Cost Reduction Strategies¶

# 1. Spot instances for batch processing
# 2. Reserved instances for baseline
# 3. Precomputed recommendations for cold users
# 4. Model quantization for faster inference
# 5. Tiered storage (hot/warm/cold)

class CostOptimizedPipeline:
    def __init__(self):
        self.user_tier_cache = {}

    def get_pipeline_tier(self, user_id: str) -> str:
        """
        Different pipelines based on user value
        """
        user_value = self.get_user_value(user_id)

        if user_value > 1000:  # High-value user
            return "premium"   # Full pipeline, GPU ranking
        elif user_value > 100:
            return "standard"  # Standard pipeline
        else:
            return "basic"     # Precomputed + simple ranking

Disaster Recovery¶

Multi-Region Setup¶

graph TD
    GLB["Global LB<br/>(Route 53)"] --> USE["US-East<br/>Primary"]
    GLB --> EUW["EU-West<br/>Secondary"]
    GLB --> APS["AP-South<br/>Secondary"]

    USE --> USFS["Regional<br/>Feature Store"]
    EUW --> EUFS["Regional<br/>Feature Store"]
    APS --> APFS["Regional<br/>Feature Store"]

    style GLB fill:#fce4ec,stroke:#c62828
    style USE fill:#e8eaf6,stroke:#3f51b5
    style EUW fill:#e8f5e9,stroke:#4caf50
    style APS fill:#e8f5e9,stroke:#4caf50
    style USFS fill:#fff3e0,stroke:#ef6c00
    style EUFS fill:#fff3e0,stroke:#ef6c00
    style APFS fill:#fff3e0,stroke:#ef6c00

Recovery Procedures¶

Scenario	RTO	RPO	Recovery Action
Single pod failure	30s	0	Auto-restart by K8s
Node failure	2min	0	Pod rescheduling
AZ failure	5min	0	Traffic shift to other AZs
Region failure	15min	1min	DNS failover to secondary
Data corruption	1hour	1hour	Restore from backup

Заблуждение: Горизонтальное масштабирование решает все проблемы

Добавление серверов помогает только для stateless компонентов (API, ranking). Но Feature Store (Redis), Vector DB (FAISS/Milvus) и Model Store -- stateful, их масштабирование требует sharding, replication и consistency guarantees. Redis Cluster при 10 shards теряет ~15% throughput на cross-shard операциях. FAISS-индекс на 100M векторов занимает 50GB RAM -- его нужно шардировать по машинам. Без правильного data partitioning горизонтальное масштабирование увеличивает latency.

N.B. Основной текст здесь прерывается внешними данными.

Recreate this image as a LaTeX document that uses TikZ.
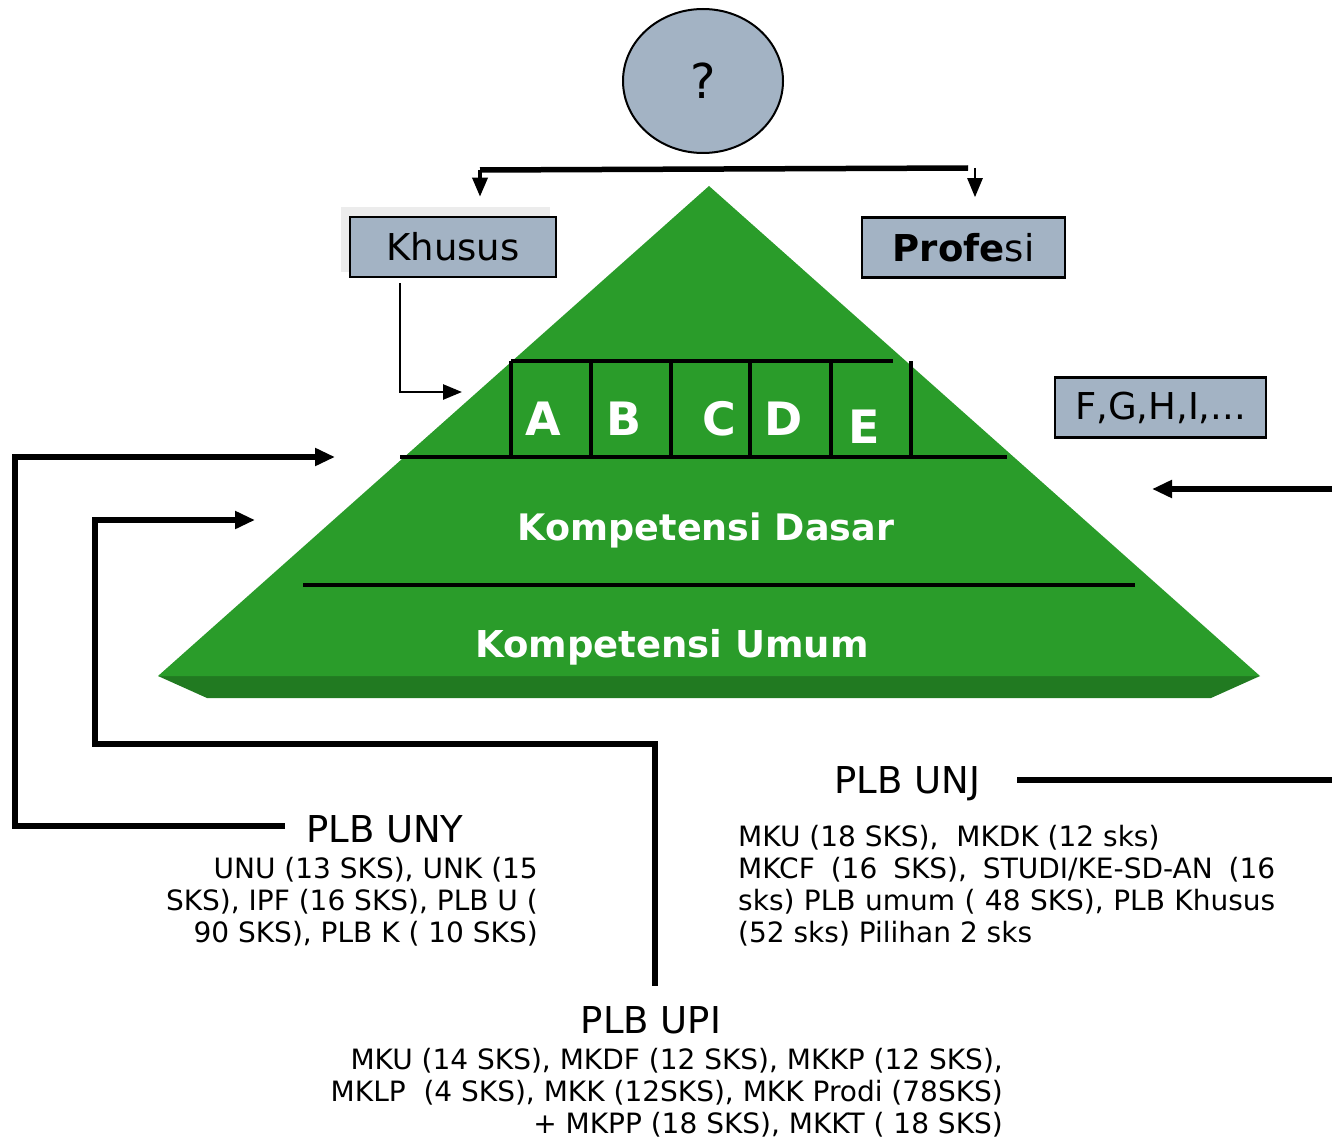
\documentclass[tikz,border=0pt]{standalone}
\usepackage{fontspec}
\setmainfont{DejaVu Sans}
\usepackage{tikz}
\usetikzlibrary{arrows.meta,calc,positioning,shapes.geometric}
\definecolor{BoxGrey}{HTML}{A3B3C4}
\definecolor{ShadowGrey}{HTML}{ECECEC}
\definecolor{PyrGreen}{HTML}{2A9C2A}
\definecolor{PyrDark}{HTML}{217A21}
\tikzset{
  labelbox/.style={
    draw=black,
    line width=2.6pt,
    fill=BoxGrey,
    minimum height=60pt,
    inner sep=0pt,
    font=\fontsize{37}{44}\selectfont
  },
  thickline/.style={line width=5.5pt},
  bigarrow/.style={thickline, -{Triangle[length=20pt,width=17pt]}},
  smallarrow/.style={line width=2.6pt, -{Triangle[length=19pt,width=15pt]}},
  gridline/.style={line width=3.2pt},
  cell/.style={text=white, inner sep=0pt, font=\fontsize{46}{50}\selectfont\bfseries},
  tier/.style={text=white, inner sep=0pt, font=\fontsize{36.5}{40}\selectfont\bfseries},
  schoolhead/.style={inner sep=0pt, font=\fontsize{37}{44}\selectfont},
  schooltext/.style={inner sep=0pt, font=\fontsize{28}{32}\selectfont}
}

\begin{document}
\begin{tikzpicture}[x=1pt,y=-1pt]
  \useasboundingbox (0,0) rectangle (1332,1142);

  % pyramid
  \coordinate (apex) at (709,186);
  \coordinate (baseL) at (158,676);
  \coordinate (baseR) at (1260,676);
  \fill[PyrDark] (baseL) -- (207,698) -- (1211,698) -- (baseR) -- cycle;
  \fill[PyrGreen] (apex) -- (baseL) -- (baseR) -- cycle;

  \draw[gridline] (511,361) -- (893,361);
  \foreach \x in {511,591,671,750,831,911}
    \draw[gridline] (\x,361) -- (\x,457);
  \draw[gridline] (400,457) -- (1007,457);
  \draw[gridline] (303,585) -- (1135,585);

  \foreach \l/\x/\y in {A/543/419, B/624/419, C/719/419, D/784/419, E/864/427}
    \node[cell] (cell\l) at (\x,\y) {\l};
  \node[tier,anchor=base] (dasar) at (706,540) {Kompetensi Dasar};
  \node[tier,anchor=base,font=\fontsize{37}{40}\selectfont\bfseries] (umum) at (672,657) {Kompetensi Umum};

  % top
  \node[ellipse,draw=black,line width=2pt,fill=BoxGrey,minimum width=160pt,minimum height=144pt,
    font=\fontsize{48}{52}\selectfont] (ask) at (703,81) {?};
  \fill[ShadowGrey] (341,207) rectangle (550,272);
  \node[labelbox,minimum width=206pt] (khusus) at (453,247) {Khusus};
  \node[labelbox,minimum width=203pt] (profesi) at (963.5,247.5) {{\bfseries Profe}si};
  \node[labelbox,minimum width=211pt] (others) at (1160.5,407.5) {F,G,H,I,...};

  \coordinate (kturn) at (480,170);
  \coordinate (pturn) at (968,168);
  \coordinate (pdrop) at (975,168);
  \draw[thickline] (kturn) -- (pturn);
  \draw[smallarrow,line width=3.5pt,shorten >=19pt] (kturn) -- (kturn |- khusus.north);
  \draw[smallarrow,shorten >=19pt] (pdrop) -- (pdrop |- profesi.north);

  \coordinate (abctip) at (462,392);
  \draw[smallarrow] ([xshift=-53pt,yshift=-5pt]khusus.south) |- (abctip);

  % schools
  \node[schoolhead,anchor=base west] (unyhead) at (306,842) {PLB UNY};
  \node[schooltext,anchor=north east,align=right] (unytext) at (538,857)
    {UNU (13 SKS), UNK (15\\SKS), IPF (16 SKS), PLB U (\\90 SKS), PLB K ( 10 SKS)};

  \node[schoolhead,anchor=base west] (unjhead) at (834,793) {PLB UNJ};
  \node[schooltext,anchor=north west,align=left] (unjtext) at (738,825)
    {MKU (18 SKS),\ \ MKDK (12 sks)\\
     \makebox[537pt][s]{MKCF (16 SKS), STUDI/KE-SD-AN (16}\\
     \makebox[537pt][s]{sks) PLB umum ( 48 SKS), PLB Khusus}\\
     (52 sks) Pilihan 2 sks};

  \node[schoolhead,anchor=base] (upihead) at (651,1033) {PLB UPI};
  \node[schooltext,anchor=north east,align=right] (upitext) at (1003,1048)
    {MKU (14 SKS), MKDF (12 SKS), MKKP (12 SKS),\\MKLP\ \ (4 SKS), MKK (12SKS), MKK Prodi (78SKS)\\+ MKPP (18 SKS), MKKT ( 18 SKS)};

  % connectors
  \coordinate (unytip) at (335,457);
  \coordinate (unyside) at (15,457);
  \draw[bigarrow] ([xshift=-21pt,yshift=3pt]unyhead.west) -| (unyside) -- (unytip);

  \coordinate (upicorner) at (95,744);
  \coordinate (upitip) at (255,520);
  \draw[bigarrow] ([xshift=4pt,yshift=20pt]upihead.north) |- (upicorner) |- (upitip);

  \coordinate (unjend) at (1332,776);
  \draw[thickline] ([xshift=37pt,yshift=3pt]unjhead.east) -- ([yshift=3pt]unjhead.east -| unjend);

  \coordinate (rtail) at (1332,489);
  \coordinate (rtip) at (1152,489);
  \draw[bigarrow] (rtail) -- (rtip);
\end{tikzpicture}
\end{document}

Заблуждение: Caching -- это просто добавить Redis

Multi-level caching (L1 local LRU + L2 Redis + L3 CDN) даёт 90%+ hit rate, но создаёт проблему cache invalidation. При обновлении item (цена, stock) нужно инвалидировать все 3 уровня. TTL-based invalidation приводит к показу устаревших данных (item out of stock). Event-driven invalidation через Kafka + pub/sub решает проблему, но добавляет 10-50ms latency на write path. Trade-off: freshness vs latency.

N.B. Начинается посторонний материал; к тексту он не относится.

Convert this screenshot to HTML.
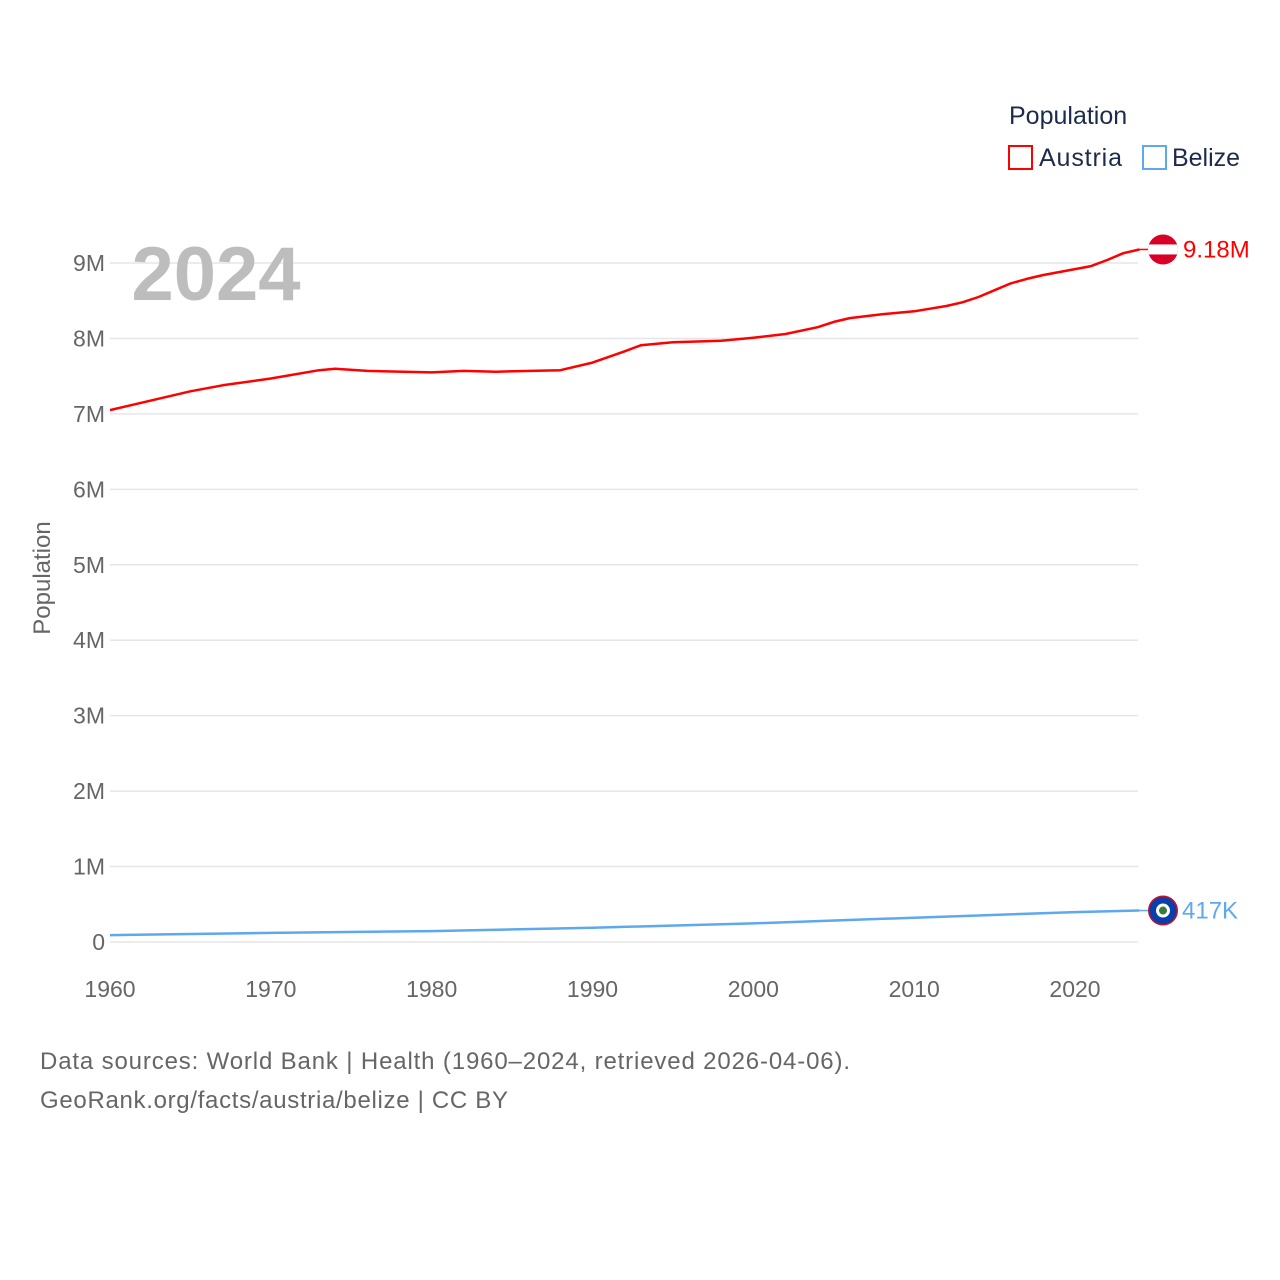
<!DOCTYPE html>
<html><head><meta charset="utf-8"><style>
body{margin:0;background:#fff;}
svg{display:block;font-family:"Liberation Sans",sans-serif;}
</style></head><body>
<svg id="chart" width="1280" height="1280" viewBox="0 0 1280 1280">
<rect width="1280" height="1280" fill="#fff"/>
<g id="grid"></g>
<g id="yticks"></g>
<g id="xticks"></g>
<text x="216" y="300" font-size="76" font-weight="bold" fill="#bdbdbd" text-anchor="middle">2024</text>
<text transform="translate(50,578) rotate(-90)" font-size="24" fill="#666" text-anchor="middle">Population</text>
<g id="series"></g>
<text x="1009" y="124" font-size="25" fill="#1d2b4a">Population</text>
<g>
<rect x="1009" y="146" width="23" height="23" fill="none" stroke="#ff0000" stroke-width="2"/>
<text x="1039" y="166" font-size="25" fill="#1d2b4a" textLength="83">Austria</text></g>
<g>
<rect x="1143" y="146" width="23" height="23" fill="none" stroke="#5ea8ee" stroke-width="2"/>
<text x="1172" y="166" font-size="25" fill="#1d2b4a" textLength="68">Belize</text></g>
<text x="40" y="1069" font-size="24" fill="#666" textLength="810">Data sources: World Bank | Health (1960–2024, retrieved 2026-04-06).</text>
<text x="40" y="1108" font-size="24" fill="#666" textLength="468">GeoRank.org/facts/austria/belize | CC BY</text>
</svg>
<script>
const austriaYears=[1960,1965,1967,1970,1973,1974,1976,1980,1982,1984,1988,1990,1992,1993,1995,1998,2000,2002,2004,2005,2006,2008,2010,2012,2013,2014,2015,2016,2017,2018,2020,2021,2022,2023,2024];
const austriaValues=[7.05,7.30,7.38,7.47,7.58,7.60,7.57,7.55,7.57,7.56,7.58,7.68,7.83,7.91,7.95,7.97,8.01,8.06,8.15,8.22,8.27,8.32,8.36,8.43,8.48,8.55,8.64,8.73,8.79,8.84,8.92,8.96,9.04,9.13,9.18];
const belizeYears=[1960,1970,1980,1990,2000,2010,2020,2024];
const belizeValues=[0.092,0.12,0.145,0.19,0.247,0.322,0.397,0.417];
const yTicks=[0,1,2,3,4,5,6,7,8,9];
const yTickLabels=["0","1M","2M","3M","4M","5M","6M","7M","8M","9M"];
const xTicks=[1960,1970,1980,1990,2000,2010,2020];
const NS="http://www.w3.org/2000/svg";
const xs=y=>110+(y-1960)*(965/60);
const ys=v=>942-v*75.44;
function mk(tag,attrs,parent){const e=document.createElementNS(NS,tag);for(const k in attrs)e.setAttribute(k,attrs[k]);parent.appendChild(e);return e;}
const grid=document.getElementById('grid'),yt=document.getElementById('yticks'),xt=document.getElementById('xticks'),ser=document.getElementById('series');
yTicks.forEach((t,i)=>{
 const l=mk('line',{x1:110,x2:1138,y1:ys(t),y2:ys(t),stroke:'#e6e6e6','stroke-width':1.5},grid);
 
 
 const tx=mk('text',{x:105,y:ys(t)+8,'font-size':23,fill:'#666','text-anchor':'end'},yt);
 tx.textContent=yTickLabels[i];
 
 
});
xTicks.forEach(t=>{
 const tx=mk('text',{x:xs(t),y:997,'font-size':23,fill:'#666','text-anchor':'middle'},xt);
 tx.textContent=t;
 
 
});
function line(years,vals,color,name){
 const d=years.map((y,i)=>(i?'L':'M')+xs(y).toFixed(1)+','+ys(vals[i]).toFixed(1)).join(' ');
 const p=mk('path',{d:d,fill:'none',stroke:color,'stroke-width':2.5,'stroke-linejoin':'round'},ser);
 
 
}
line(austriaYears,austriaValues,'#ff0000','austria-line');
line(belizeYears,belizeValues,'#5ea8ee','belize-line');
const ay=ys(austriaValues[austriaValues.length-1]), by=ys(belizeValues[belizeValues.length-1]);
mk('line',{x1:1139,y1:ay,x2:1150,y2:ay,stroke:'#ff0000','stroke-width':1.5},ser);
const af=mk('g',{},ser);


const cp=mk('clipPath',{id:'ac'},af);
mk('circle',{cx:1163,cy:ay,r:15},cp);
mk('rect',{x:1148,y:ay-15,width:30,height:30,fill:'#d80027','clip-path':'url(#ac)'},af);
mk('rect',{x:1148,y:ay-5,width:30,height:10,fill:'#fff','clip-path':'url(#ac)'},af);
const al=mk('text',{x:1183,y:ay+8,'font-size':24,fill:'#ff0000'},ser);
al.textContent='9.18M';


mk('line',{x1:1139,y1:by,x2:1150,y2:by,stroke:'#5ea8ee','stroke-width':1.5},ser);
const bf=mk('g',{},ser);


mk('circle',{cx:1163,cy:by,r:15,fill:'#c8102e'},bf);
mk('circle',{cx:1163,cy:by,r:13.5,fill:'#0a3ea8'},bf);
mk('circle',{cx:1163,cy:by,r:7,fill:'#fff'},bf);
mk('circle',{cx:1163,cy:by,r:4,fill:'#3a7a3a'},bf);
const bl=mk('text',{x:1182,y:by+8,'font-size':24,fill:'#5ea8ee'},ser);
bl.textContent='417K';


</script>
</body></html>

Заблуждение: GPU нужны для всего пайплайна

GPU нужны только для Fine Ranking (deep model, 200 candidates). Candidate Generation (ANN search) эффективнее на CPU с SIMD (FAISS). Coarse Ranking (XGBoost) работает на CPU. Feature Store (Redis) -- CPU only. GPU-серверы стоят 3-5x дороже CPU. При 100K RPS нужно 10 GPU серверов ($5,200/мес) только для ranking, всё остальное -- на CPU ($4,800/мес). Оптимизация: model quantization (FP32 -> INT8) снижает latency на 2-3x и позволяет использовать CPU вместо GPU.

Собеседование¶

Как масштабировать рекомендательную систему до 100K RPS?¶

"Добавим больше серверов за load balancer."

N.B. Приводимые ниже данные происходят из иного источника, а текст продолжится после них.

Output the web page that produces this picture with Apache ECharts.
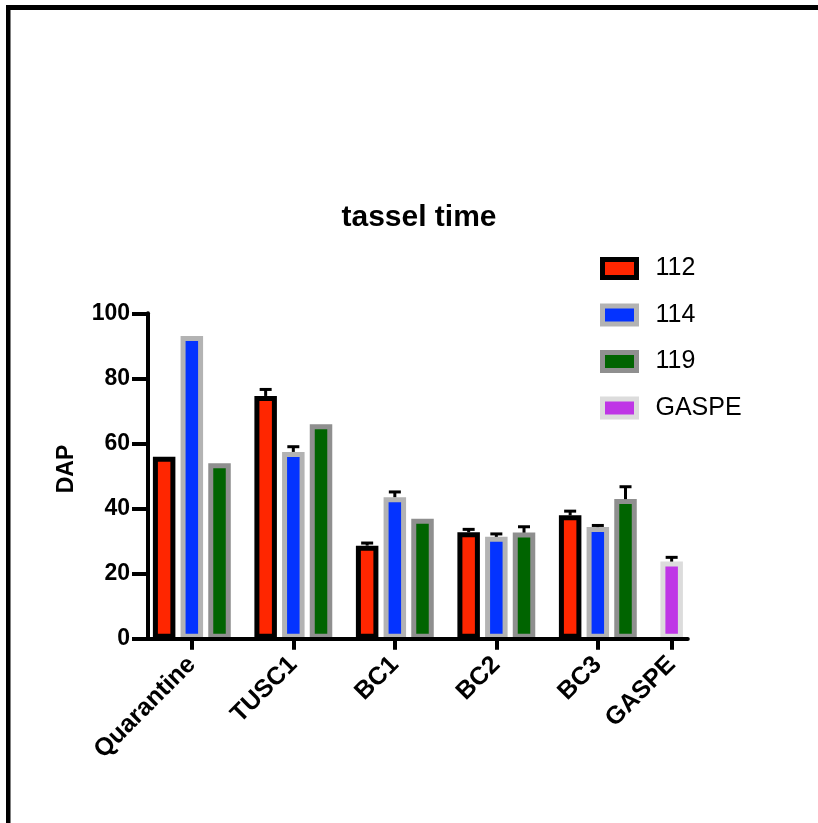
<!DOCTYPE html>
<html><head><meta charset="utf-8">
<script src="https://cdn.jsdelivr.net/npm/echarts@6/dist/echarts.min.js"></script>
<style>html,body{margin:0;padding:0;background:#fff}#c{width:818px;height:823px}</style>
</head><body><div id="c"></div>
<script>
// ---- data ----
const categories = ['Quarantine', 'TUSC1', 'BC1', 'BC2', 'BC3', 'GASPE'];
const seriesNames = ['112', '114', '119', 'GASPE'];
const values112 = [55.9, 74.6, 28.6, 32.7, 37.9, null];
const values114 = [93.0, 57.4, 43.5, 31.3, 34.3, null];
const values119 = [53.9, 65.9, 36.9, 32.6, 42.9, null];
const valuesGASPE = [null, null, null, null, null, 23.7];
const err112 = [0, 2.0, 0.8, 0.9, 1.3, null];
const err114 = [0, 1.6, 1.6, 0.9, 0.5, null];
const err119 = [0, 0, 0, 1.8, 3.8, null];
const errGASPE = [null, null, null, null, null, 1.3];
const yTicks = [0, 20, 40, 60, 80, 100];

// ---- styles ----
const FONT = "'Liberation Sans', Arial, Helvetica, sans-serif";
const fills = ['#ff2600', '#0433ff', '#006400', '#bf36e6'];
const borders = ['#000000', '#b3b3b3', '#8f8f8f', '#dcdcdc'];

// ---- slot layout (GraphPad-like grouped bars) ----
const allValues = [values112, values114, values119, valuesGASPE];
const allErr = [err112, err114, err119, errGASPE];
const SLOT = 6, GAP = 4, START = 3;
let cursor = START, lastSlot = 0;
const slotOf = allValues.map(() => []);
const labelSlot = [];
categories.forEach((c, g) => {
  const used = [];
  allValues.forEach((vals, s) => {
    if (vals[g] != null) { slotOf[s][g] = cursor; used.push(cursor); lastSlot = cursor; cursor += SLOT; }
  });
  labelSlot[g] = (used[0] + used[used.length - 1]) / 2;
  cursor += GAP;
});
const N = lastSlot + 1 + START;
const xData = new Array(N).fill('');
categories.forEach((c, g) => { xData[labelSlot[g]] = c; });
const showIdx = (i) => xData[i] !== '';

const barSeries = seriesNames.map((name, s) => ({
  name, type: 'bar', barWidth: 22.5, barGap: '-100%', z: 2,
  itemStyle: { color: fills[s], borderColor: borders[s], borderWidth: 5 },
  data: categories.map((c, g) => allValues[s][g] == null ? null : [slotOf[s][g], allValues[s][g]]).filter(Boolean)
}));
const errData = [];
allValues.forEach((vals, s) => categories.forEach((c, g) => {
  if (vals[g] != null && allErr[s][g]) errData.push([slotOf[s][g], vals[g], allErr[s][g]]);
}));

const chart = echarts.init(document.getElementById('c'), null, { renderer: 'canvas' });
chart.setOption({
  backgroundColor: '#fff',
  animation: false,
  textStyle: { fontFamily: FONT },
  title: {
    text: 'tassel time', left: 414, top: 198, textAlign: 'center',
    textStyle: { fontFamily: FONT, fontSize: 30, fontWeight: 'bold', color: '#000' }
  },
  legend: {
    orient: 'vertical', left: 595, top: 251, itemWidth: 34, itemHeight: 18, itemGap: 21.5,
    icon: 'rect', data: seriesNames, selectedMode: false,
    itemStyle: { borderWidth: 5 },
    textStyle: { fontFamily: FONT, fontSize: 25, color: '#000', padding: [0, 0, 0, 14] }
  },
  grid: { left: 148, width: 539.8, top: 313.3, height: 325.4, containLabel: false, outerBoundsMode: 'none' },
  xAxis: {
    type: 'category', data: xData, z: 3,
    axisLine: { show: true, lineStyle: { color: '#000', width: 4 } },
    axisTick: { show: true, length: 11, alignWithLabel: true, interval: showIdx, lineStyle: { color: '#000', width: 4 } },
    axisLabel: { show: true, interval: showIdx, rotate: 45, margin: 22, fontFamily: FONT, fontSize: 25, fontWeight: 'bold', color: '#000' },
    splitLine: { show: false }
  },
  yAxis: {
    type: 'value', min: yTicks[0], max: yTicks[yTicks.length - 1], interval: yTicks[1] - yTicks[0], z: 3,
    name: 'DAP', nameLocation: 'middle', nameRotate: 90, nameGap: 70,
    nameTextStyle: { fontFamily: FONT, fontSize: 23, fontWeight: 'bold', color: '#000', padding: [0, 0, 0, 14] },
    axisLine: { show: true, lineStyle: { color: '#000', width: 4 } },
    axisTick: { show: true, length: 16, lineStyle: { color: '#000', width: 4 } },
    axisLabel: { margin: 18, fontFamily: FONT, fontSize: 23, fontWeight: 'bold', color: '#000' },
    splitLine: { show: false }
  },
  graphic: [
    { type: 'rect', shape: { x: 6, y: 5, width: 812, height: 5 }, style: { fill: '#000' } },
    { type: 'rect', shape: { x: 6, y: 5, width: 4.5, height: 818 }, style: { fill: '#000' } }
  ],
  series: barSeries.concat([{
    type: 'custom', name: 'err', z: 4, silent: true,
    encode: { x: 0, y: 1 },
    renderItem: (params, api) => {
      const x = api.value(0), v = api.value(1), e = api.value(2);
      const b = api.coord([x, v]), t = api.coord([x, v + e]);
      return { type: 'group', children: [
        { type: 'line', shape: { x1: b[0], y1: b[1], x2: t[0], y2: t[1] }, style: { stroke: '#000', lineWidth: 3 } },
        { type: 'line', shape: { x1: t[0] - 6, y1: t[1], x2: t[0] + 6, y2: t[1] }, style: { stroke: '#000', lineWidth: 3 } }
      ] };
    },
    data: errData
  }])
});
</script></body></html>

"Stateless компоненты (API, ranking service): HPA с min=10, max=100 pods, target CPU 70%. Каждый pod обрабатывает ~2K RPS. Feature Store: Redis Cluster 10 shards по 10GB, 1M ops/s суммарно. Vector DB: FAISS-индекс шардированный на 5 машин (по 2M embeddings). GPU ranking: 10 серверов g4dn.xlarge с request batching (batch=32, timeout=5ms). Multi-level cache: L1 local (10K entries, < 1ms) + L2 Redis (< 5ms). Итого: ~50 pods + 10 Redis shards + 5 FAISS shards + 10 GPU servers = ~$30K/month."

Как обеспечить latency < 100ms при таком масштабе?¶

"Используем быстрые серверы и SSD."

"Latency budget: Network 10ms + Gateway 5ms + Feature Retrieval 10ms + Candidate Gen 20ms + Ranking 40ms + Filtering 5ms + Blending 5ms + Response 5ms = 100ms. Ключевые оптимизации: (1) Parallel execution -- feature retrieval, candidate gen и context параллельно через asyncio.gather; (2) Request batching -- GPU inference batch=32 с timeout=5ms; (3) Multi-level cache -- L1 local < 1ms, L2 Redis < 5ms, hit rate > 90%; (4) Timeout manager -- если этап превышает budget, skip с fallback. P50 = 35ms, P99 = 80ms."

Что делать при перегрузке системы?¶

"Возвращаем ошибку 503 и ждём."

"4 уровня graceful degradation: Normal -- full pipeline (ANN + CF + content, deep ranking, diversity, explanations). Elevated -- reduced pipeline (ANN + popular, XGBoost, без explanations). High -- minimal pipeline (popular only, simple scorer). Critical -- precomputed static recommendations. Circuit breaker: 5 failures -> fallback на 30s. Timeout manager: если осталось < 20ms, skip ranking и вернуть candidates as-is. Никогда не 503 -- всегда fallback, пусть менее персонализированный."